• [Work required]:
Report the number of lines in the entries below that include the word "with", and nothing else.

• [Input rows]:
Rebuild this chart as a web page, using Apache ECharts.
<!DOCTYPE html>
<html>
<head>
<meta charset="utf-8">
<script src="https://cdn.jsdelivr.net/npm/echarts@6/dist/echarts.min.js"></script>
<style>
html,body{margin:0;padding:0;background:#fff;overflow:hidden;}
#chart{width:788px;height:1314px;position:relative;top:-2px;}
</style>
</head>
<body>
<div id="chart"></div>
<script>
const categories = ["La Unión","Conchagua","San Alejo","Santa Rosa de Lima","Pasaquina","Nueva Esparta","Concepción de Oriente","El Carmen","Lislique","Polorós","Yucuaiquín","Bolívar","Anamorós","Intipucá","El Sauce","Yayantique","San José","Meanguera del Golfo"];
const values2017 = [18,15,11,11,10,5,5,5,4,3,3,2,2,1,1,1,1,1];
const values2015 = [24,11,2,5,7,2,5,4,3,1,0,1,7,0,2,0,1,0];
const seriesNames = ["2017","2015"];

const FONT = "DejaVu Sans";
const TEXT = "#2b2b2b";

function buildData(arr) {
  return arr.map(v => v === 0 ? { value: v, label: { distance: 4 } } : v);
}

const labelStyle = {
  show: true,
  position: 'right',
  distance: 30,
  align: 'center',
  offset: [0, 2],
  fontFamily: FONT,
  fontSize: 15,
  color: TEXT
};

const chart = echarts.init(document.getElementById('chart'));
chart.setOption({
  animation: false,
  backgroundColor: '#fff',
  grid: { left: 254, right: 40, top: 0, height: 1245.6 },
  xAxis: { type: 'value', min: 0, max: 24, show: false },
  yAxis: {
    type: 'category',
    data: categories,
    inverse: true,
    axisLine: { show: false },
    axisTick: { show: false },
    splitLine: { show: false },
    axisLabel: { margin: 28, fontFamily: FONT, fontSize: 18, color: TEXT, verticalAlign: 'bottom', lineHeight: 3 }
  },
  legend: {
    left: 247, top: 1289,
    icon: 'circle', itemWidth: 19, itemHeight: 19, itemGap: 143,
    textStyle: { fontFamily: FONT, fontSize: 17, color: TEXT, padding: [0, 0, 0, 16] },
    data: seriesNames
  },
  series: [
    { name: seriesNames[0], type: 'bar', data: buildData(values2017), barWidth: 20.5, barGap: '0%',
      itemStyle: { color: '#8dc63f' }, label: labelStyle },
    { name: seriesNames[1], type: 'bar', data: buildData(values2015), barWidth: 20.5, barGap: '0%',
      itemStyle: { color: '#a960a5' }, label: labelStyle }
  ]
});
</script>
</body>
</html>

==

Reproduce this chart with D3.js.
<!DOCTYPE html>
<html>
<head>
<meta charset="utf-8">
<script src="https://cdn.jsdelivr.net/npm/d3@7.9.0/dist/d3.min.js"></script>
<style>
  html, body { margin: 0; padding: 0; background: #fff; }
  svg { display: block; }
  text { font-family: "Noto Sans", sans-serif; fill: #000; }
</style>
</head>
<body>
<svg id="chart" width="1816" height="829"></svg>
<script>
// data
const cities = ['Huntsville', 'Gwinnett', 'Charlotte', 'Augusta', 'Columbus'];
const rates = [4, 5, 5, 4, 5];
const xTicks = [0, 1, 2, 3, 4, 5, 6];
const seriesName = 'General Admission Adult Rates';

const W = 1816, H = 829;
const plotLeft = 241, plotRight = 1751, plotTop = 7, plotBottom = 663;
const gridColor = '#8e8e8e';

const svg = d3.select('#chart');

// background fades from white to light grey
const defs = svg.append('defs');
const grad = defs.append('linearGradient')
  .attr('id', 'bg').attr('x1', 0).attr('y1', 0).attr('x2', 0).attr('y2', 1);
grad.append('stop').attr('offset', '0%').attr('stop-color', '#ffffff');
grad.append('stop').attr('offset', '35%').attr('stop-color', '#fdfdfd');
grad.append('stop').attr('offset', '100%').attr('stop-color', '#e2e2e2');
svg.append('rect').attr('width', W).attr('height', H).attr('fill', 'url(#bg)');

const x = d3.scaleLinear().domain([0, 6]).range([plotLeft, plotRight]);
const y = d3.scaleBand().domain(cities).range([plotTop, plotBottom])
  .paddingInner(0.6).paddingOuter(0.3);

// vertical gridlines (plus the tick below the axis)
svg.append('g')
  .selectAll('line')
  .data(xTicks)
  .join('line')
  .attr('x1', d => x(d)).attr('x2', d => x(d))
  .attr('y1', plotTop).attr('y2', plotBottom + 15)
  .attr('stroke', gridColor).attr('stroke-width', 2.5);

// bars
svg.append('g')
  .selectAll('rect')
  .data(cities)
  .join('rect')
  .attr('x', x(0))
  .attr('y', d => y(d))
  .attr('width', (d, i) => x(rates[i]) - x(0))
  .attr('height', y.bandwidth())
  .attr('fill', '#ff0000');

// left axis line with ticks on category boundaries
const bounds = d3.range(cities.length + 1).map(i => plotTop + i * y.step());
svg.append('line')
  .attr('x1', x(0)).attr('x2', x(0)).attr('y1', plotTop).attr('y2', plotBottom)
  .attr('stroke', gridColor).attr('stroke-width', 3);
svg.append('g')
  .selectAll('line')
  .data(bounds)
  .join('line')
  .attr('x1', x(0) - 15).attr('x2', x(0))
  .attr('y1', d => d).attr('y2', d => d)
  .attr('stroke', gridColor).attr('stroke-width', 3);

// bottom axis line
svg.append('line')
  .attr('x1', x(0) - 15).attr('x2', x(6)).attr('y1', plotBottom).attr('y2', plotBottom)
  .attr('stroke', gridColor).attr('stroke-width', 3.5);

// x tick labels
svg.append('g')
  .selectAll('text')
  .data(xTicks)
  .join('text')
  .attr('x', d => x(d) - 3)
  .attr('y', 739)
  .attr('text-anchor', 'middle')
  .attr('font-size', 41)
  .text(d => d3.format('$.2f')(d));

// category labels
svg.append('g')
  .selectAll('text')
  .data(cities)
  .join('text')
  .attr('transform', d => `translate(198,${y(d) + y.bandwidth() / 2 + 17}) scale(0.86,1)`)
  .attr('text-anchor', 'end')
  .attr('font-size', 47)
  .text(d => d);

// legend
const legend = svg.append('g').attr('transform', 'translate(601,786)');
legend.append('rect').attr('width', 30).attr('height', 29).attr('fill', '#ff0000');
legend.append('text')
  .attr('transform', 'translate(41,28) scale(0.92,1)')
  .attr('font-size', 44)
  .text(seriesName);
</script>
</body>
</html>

• [Solved problem]:
2